The visualization method we used is inspired from Masahiko Itoh (Itoh et al., 2013). But we choose different topics, we focus on the Instagram - a huge social media platform, trying to represent the clout of topics in same time-vary to analyse the trend of different topics, and represent the reason why these topics was mentioned in user’s Instagram. Masahiko Itoh (Itoh et al., 2013) focused on multiple media, such as TV, Blog and so on, trying to represent the clout of topics in same time varying in different platforms, and represent the topics keyword in different time. Comparing visualization model, our visualization model consists of 3 part: hashtag time varying view, hashtag comparison view and event view, their visualization model contains 2 part: Image Flow View and Event View. The hashtag comparison view that we have directly represents the peak value of different topics using line chart. The image flow view and our hashtag time varying view are quite similar, and the both event view actually has similar functionalities.

6.1. Hashtag time varying view & Image flow view

Masahiko Itoh (Itoh et al., 2013) use histogram diagram to represent the trend of different topics in blog, but they use the image square sequence instead of the square in traditional histogram, which not only shows how many blogs related to this topic, and also the images inside. But they ignore the number of blogs, if the highest number of blogs related to one topic is more than 1 hundred, the size of image square unit will be extremely small. Therefore, these images won’t be received by users. Otherwise, there are million users in a huge social media, there is no possibilities that hottest topic has less than 1 hundred blogs. The image histogram is not really useful in this scenario. Their image flow view also contains the line chart to represent the trend of different topics in other media.

Our hashtag time varying view (Figure 17) also uses the histogram diagram. We use the traditional one-color cube instead of the image design. Furthermore, we differentiate the number of posts by color. It will be more clearly to represent the difference of amount. The original histogram just differentiate amount by the height of square, we can also represent it by color. We also change the 2D square in traditional histogram into 3D cube, considering the characteristics of 3D visualization model to avoid no information presented from other angles, especially top view. The different color cube design will make a bit-map from the top view (Figure 18), which also time- varying shows the clout of different topics.

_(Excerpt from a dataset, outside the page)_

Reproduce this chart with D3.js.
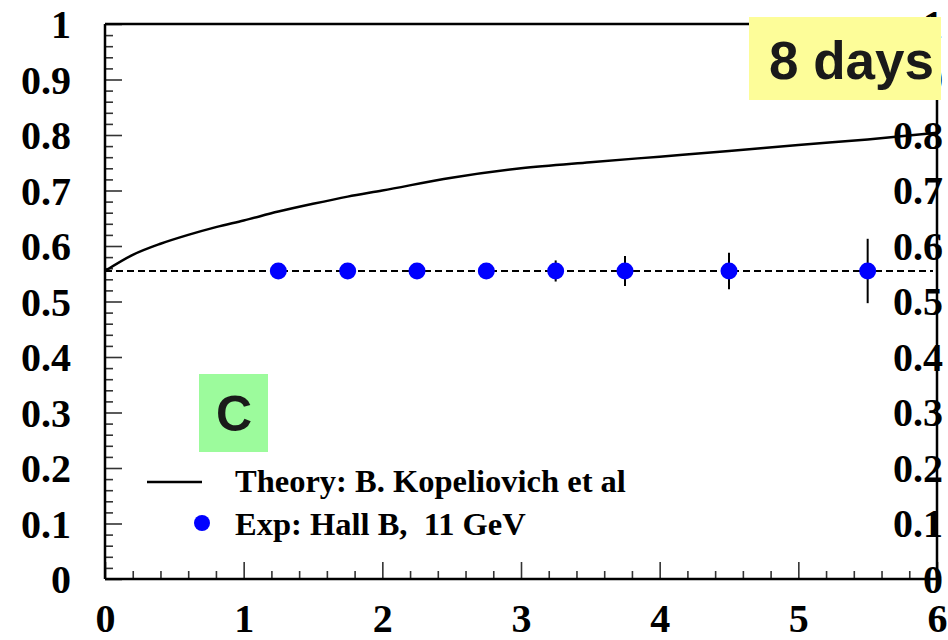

Figure 17 Hashtag time varying view

Figure 18 Bit-map from top view

6.2. Comparison between 2 event view

The event view of Masahiko Itoh (Itoh et al., 2013) uses the tree diagram (Figure 19), which only shows the related words. But we also want to show the amount of each subtopic of one topic to analyzing the main reason that this topic was suddenly hot in these days in our scenario. We use bubble chart instead of the tree diagram (Figure 20).

Figure 19 Event view (Itoh et al., 2013)

Figure 20 Event view of our model

6.3. Test by questionnaire

In this section, we intend to use the user evaluation method, questionnaire, to conduct the research on how the 3D visualization model performs. We have found 10 people who are not related to the development of the visualization system at all to the finish 2 questionnaires displayed down below (Figure 21 & 22), and the results are concluded as well. In the development of the first questionnaire, 24 questions are composed and are considered the most comprehensive, representative ones that can fully reflect the problem of the amended system. The second questionnaire is designed for analysing people’s view about the comparison between the model created initially and the one amended, and is consist of 7 questions in order to give an objective analysis about whether the changes is worth it or not.

Figure 21 Brief overview of the questionnaire 1

Figure 22 Brief overview of the questionnaire 2

The completed result as the degree of satisfaction for the questionnaire experiment is displayed below (Figure 23). The calculation is based on the average of the value that the number of people in each degree multiply the degree value, which is represented by 0, 25%, 50%, 75% and 100% corresponding to strongly disagree, disagree, neutral, agree, strongly agree respectively. Here are some aspects that we have concluded from the result.

The model performs generally well in organization, complexity and accusation. The first 2 questions reflect the superiority by giving the result of exceeding 80% from the feedback. For the hashtag time-varying view, the general performance is 85%, which is considered fairly well in visualization in general. However, there is still a relatively low result in telling the trend of each tags, which will be better in visualizing it by replacing the 3D histogram into line chart, which is not a better solution in this case. In hashtag comparison view, the result is still a pleasant one in general performance especially in organization and differentiating data trends. In the meantime, the line chart is considered a good representation method for this view. Nevertheless, the difficulty of telling people’s interested topics is still exist, which may be resolved by providing more hints through the diagram. In event view, the general performance is fair enough to be considered as an indispensable part of the model, and bubble chart can make the visualization much easier. The colour and size selection are helpful for visualizing heat differences among each tag.

Figure 23 Results of Questionnaire 1

Figure 24 Model 1

Figure 25 Model 2

In questionnaire 2 result (Figure 26) that are displayed below using the same calculation method as the previous one, the overall comparison between the initial model and the amended one is quite obvious: the latter one is better in general visualization absolutely, especially in organization aspect, which has clearly been a huge development in revising the model. Besides, the hashtag time-varying view and the event view both display significant improvement. However, most people that have conducted the research considered that the finalized model does not convey more information than the initial one, which is reasonable since the amendment did not focus much on the information supplement. Moreover, many people think using line chart rather than histogram on hashtag comparison view does not seem to be a significant improvement because both can convey the trend among tags fairly well.

Figure 26 Result of Questionnaire 2

Above all, the visualization method proposed in this study is mainly used for evaluating the levels of heat (discussion amount) of topics and related information. There may be still some weaknesses that the visualization has, anyway, these approaches will be improved in the future work.